You've not understood the "Great Pedantic" (sic! visibly you use that "The Great" _expression_ as a directed insult) at all and what I really wanted to show: your suggestion does not change anything to what I meant (you've removed the call to the library "math.floor" (which does nbot matter at all, I was just speaking about what it meant, not the fact it could be overriden: the fact that even without changing/overridening it it still does not warranties to return a valid 32-bit integer).
Now you've used the "//" operator, which also does not warranty it (even without changing/overriding it): it still operates on Lua "number", which are floating points, and returns a floating point value whose value may STILL be out of range for native integers, so it's still not safe to "optimize" the compilation of this code using native integers, because this is still not what the Lua code effectively does: such compilation would be broken as well (an I insist: this is is true EVEN if there's no override at all for the Lua arithmetic operators).
The "//" operator can return a value like 1e99 which is an "integer", but given as a floatting point value, completely out of range for native integers (even if these native integers are 64 bit!). And the same applies to the math.floor() operation.
Do you see now what I mean?
The rest of the function can still be computed, but will give "almost random"/"non-meaningful" date results if you don't take into account the maximum precision of floating point values in "Lua number" (which is 53 bit if "number" is compiled as an IEEE 64-bit double), but which successfully returns correct values when "jd" is in the range of a 50-bit signed integer.
Note also that this function is not correct if "jd" is negative: the "a // b" operation in Lua is NOT returning a "floor(a/b)" operation but a "floor(abs(a)/abs(b))*sign(a)*sign(b)" operation.

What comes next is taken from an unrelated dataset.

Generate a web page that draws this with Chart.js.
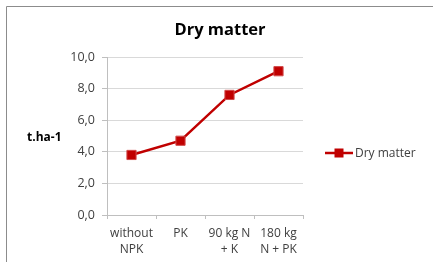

But it is still defined for the whole range of Lua "numbers" (even if their absolute value is higher than 2^52 and then cannot store any fractional bits and can only represent *some* integers by rounding them to some *other* integers)
You are then making false assumptions about what are Lua numbers: they are not a simple mix of native binary integers and native floating points, they only represent floatting point values with limited precision, but much wider value ranges (plus special values for "NaNs", "infinites", "negative zero", plus "denormal values" which are normal finite numbers but with limited precision; all of them do not exist as native binary integers)
The Lua code as it is written is not simply optimizable using 32-bit or 64-bit native integers without taking into account the precision and value range of numbers (independantly of the fact that the function does not really test for the actual Lua type of its parameter).
So the real Lua code actually makes tests everywhere about types to infer which function will be used to make every step (including in the Lua virtual machine which operates only on "numbers"), and will then determine how to handle the value range and precision correctly: there are type checking and bound checking at every step).